This is an interesting development for people who think there is still a market for the printed word.
In my opinion, the rise in the number of people who don't read books does not mean that people are not reading. I think it is more a case where what they read has evolved to the point where the book is an irrelevant item in the lives of many.
Have you ever walked into someone's house and noticed whether or not they have books? An absence of books means one of two things--either they don't read them or they have a robust E-reader or tablet and have no further use for books. I can sympathize with that--I have books that are in Rubbermaid containers precisely because there isn't room for them. Should I chuck them out or should I save them?
The E-reader market has tanked in some ways because of the flood of mediocre material (people trying to cash in) and because the devices are unstable. When you think back about all of the people who are holding Nooks and Sony E-Readers (hey, that's me!), there's almost no solution that looks like an upside. How do you carry around a library full of books on a device that is rendered obsolete in mere months? How many people are going to create a fully digitized library that has to be stored in the cloud or ported around or copied and re-copied? People are more likely to do that with the music they care about. Books, like old albums or songs that are tiresome, fall away.
And, yes, I thought of this as well.
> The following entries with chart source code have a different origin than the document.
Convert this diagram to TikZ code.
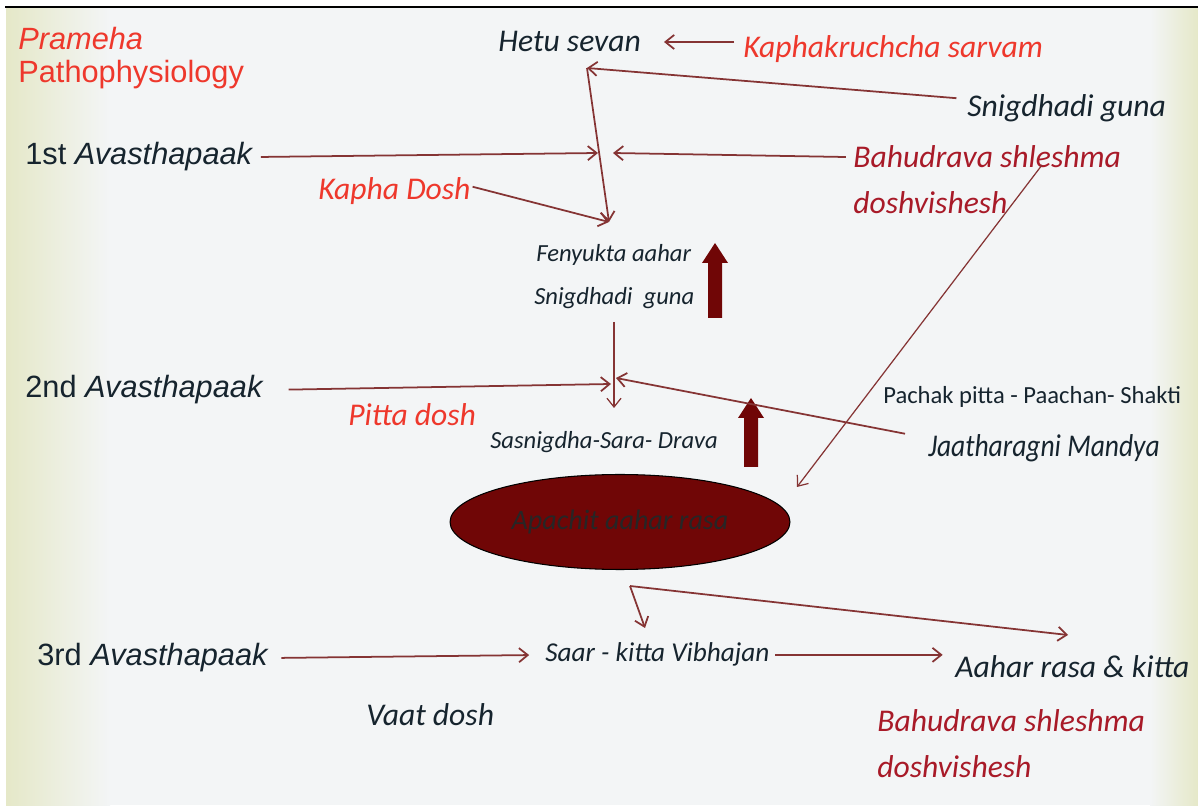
\documentclass[tikz,border=0pt]{standalone}
\usepackage{fontspec}
\setmainfont{Carlito}
\newfontfamily\pmsans{Liberation Sans}
\usetikzlibrary{arrows.meta,shapes.geometric}
\definecolor{pmred}{RGB}{238,56,44}
\definecolor{pmwine}{RGB}{168,26,40}
\definecolor{pmink}{RGB}{22,36,46}
\definecolor{pmline}{RGB}{133,52,52}
\definecolor{pmblood}{RGB}{112,6,6}
\definecolor{pmpaper}{RGB}{243,245,246}
\definecolor{pmcream}{RGB}{229,232,200}

\tikzset{
  conn/.style={pmline, line width=1pt, -{Straight Barb[length=5pt,width=8pt]}},
  thinconn/.style={conn, line width=0.7pt},
  pmbig/.style={anchor=base west, inner sep=0pt, text=pmink,
    font=\itshape\fontsize{18}{20}\selectfont},
  pmsmall/.style={pmbig, font=\itshape\fontsize{14}{16}\selectfont},
  pmstage/.style={anchor=base west, inner sep=0pt, text=pmink,
    font=\pmsans\fontsize{17.5}{19}\selectfont},
}

\begin{document}
\begin{tikzpicture}[x=0.02cm, y=-0.02cm]
    \useasboundingbox (0,0) rectangle (1198,807);
    \fill[pmpaper] (6,8) rectangle (1198,805);
    \shade[left color=pmcream, right color=pmpaper] (6,8) rectangle (110,805);
    \shade[left color=pmpaper, right color=pmcream] (1150,8) rectangle (1198,805);
    \draw[black, line width=1.2pt] (5,7) -- (1198,7);

    \node[pmstage, text=pmred, font=\pmsans\itshape\fontsize{17.5}{19}\selectfont] (title1) at (18,50) {Prameha};
    \node[pmstage, text=pmred] (title2) at (18,83) {Pathophysiology};

    \node[pmbig] (hetu) at (498,52) {Hetu sevan};
    \node[pmbig, text=pmred] (kaph) at (743,58) {Kaphakruchcha sarvam};
    \node[pmbig] (sguna) at (967,117) {Snigdhadi guna};
    \node[pmstage] (av1) at (25,165) {1st \textit{Avasthapaak}};
    \node[pmbig, text=pmwine] (bahu1) at (853,168) {Bahudrava shleshma};
    \node[pmbig, text=pmwine] (bahu1b) at (853,214) {doshvishesh};
    \node[pmbig, text=pmred] (kapha) at (318,200) {Kapha Dosh};
    \node[pmsmall] (fen1) at (536,262) {Fenyukta aahar};
    \node[pmsmall] (fen2) at (534,305) {Snigdhadi\ \ guna};
    \node[pmstage] (av2) at (25,398) {2nd \textit{Avasthapaak}};
    \node[pmbig, text=pmred] (pitta) at (348,426) {Pitta dosh};
    \node[pmsmall] (sas) at (490,449) {Sasnigdha-Sara- Drava};
    \node[pmsmall, font=\fontsize{14}{16}\selectfont] (pachak) at (883,404) {Pachak pitta - Paachan- Shakti};
    \node[pmbig, xscale=0.87] (jaath) at (928,457) {Jaatharagni Mandya};
    \node[ellipse, draw=black, line width=0.6pt, fill=pmblood, minimum width=6.8cm,
      minimum height=1.9cm, inner sep=0pt, text=black!85,
      font=\itshape\fontsize{16}{18}\selectfont] (rasa) at (620,522) {Apachit aahar rasa};
    \node[pmstage] (av3) at (37,666) {3rd \textit{Avasthapaak}};
    \node[pmsmall, font=\itshape\fontsize{15.5}{17}\selectfont] (saar) at (545,662) {Saar - kitta Vibhajan};
    \node[pmbig] (aahar) at (955,678) {Aahar rasa \& kitta};
    \node[pmbig] (vaat) at (366,725) {Vaat dosh};
    \node[pmbig, text=pmwine] (bahu2) at (877,731) {Bahudrava shleshma};
    \node[pmbig, text=pmwine] (bahu2b) at (877,778) {doshvishesh};

    \fill[pmblood] (708,318) -- (708,263) -- (702,263) -- (715,243) -- (728,263)
      -- (722,263) -- (722,318) -- cycle;
    \fill[pmblood] (744,467) -- (744,418) -- (738,418) -- (751,398) -- (764,418)
      -- (758,418) -- (758,467) -- cycle;

    \coordinate (jtop) at (587,68);
    \coordinate (jfen) at (609,222);
    \coordinate (j1l) at (598,153);
    \coordinate (j1r) at (613,153);
    \coordinate (bahus) at (1042,165);
    \coordinate (j2top) at (614,322);
    \coordinate (j2bot) at (614,408);
    \coordinate (j2l) at (611,384);
    \coordinate (j2r) at (616,378);
    \coordinate (rasane) at (797,487);
    \coordinate (jsplit) at (630,586);
    \coordinate (jsaar) at (645,628);
    \coordinate (jaahar) at (1068,635);

    \draw[conn, shorten <=5pt, shorten >=13pt] (kaph.west |- hetu.east) -- (hetu.east);
    \draw[conn] ([xshift=-6pt, yshift=-2pt]sguna.north west) -- (jtop);
    \draw[conn] (jtop) -- (jfen);
    \draw[conn, shorten <=4pt] (av1.east) -- (j1l);
    \draw[conn, shorten <=4pt] (bahu1.west) -- (j1r);
    \draw[conn, shorten <=1pt] ([yshift=3pt]kapha.east) -- (jfen);
    \draw[thinconn] (bahus) -- (rasane);
    \draw[thinconn] (j2top) -- (j2bot);
    \draw[conn, shorten <=14pt] (av2.east) -- (j2l);
    \draw[conn] ([shift={(-23,-15)}]jaath.west) -- (j2r);
    \draw[conn] (jsplit) -- (jsaar);
    \draw[conn] (jsplit) -- (jaahar);
    \draw[conn, shorten <=7pt, shorten >=9pt] (av3.east) -- (saar.west);
    \draw[conn, shorten <=3pt, shorten >=7pt] (saar.east) -- (aahar.west |- saar.east);
  \end{tikzpicture}
\end{document}
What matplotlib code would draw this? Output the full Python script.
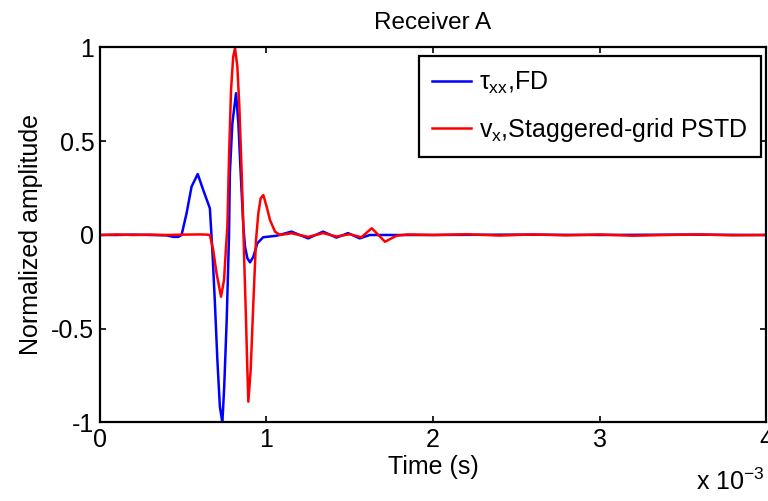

Literacy isn't an issue:
Complex, inaccessible, and pretentious literary offerings don't actually kill off readership--they simply turn people away from writers but not the medium itself. Stephen King is widely read because he delivers; being able to deliver isn't the same as being good or bad, but there's no way King could be considered a bad writer.
I don't know if people stop reading so much as they stop trying to engage written forms of entertainment. The human need remains. What fills those needs has evolved and changed with the technology.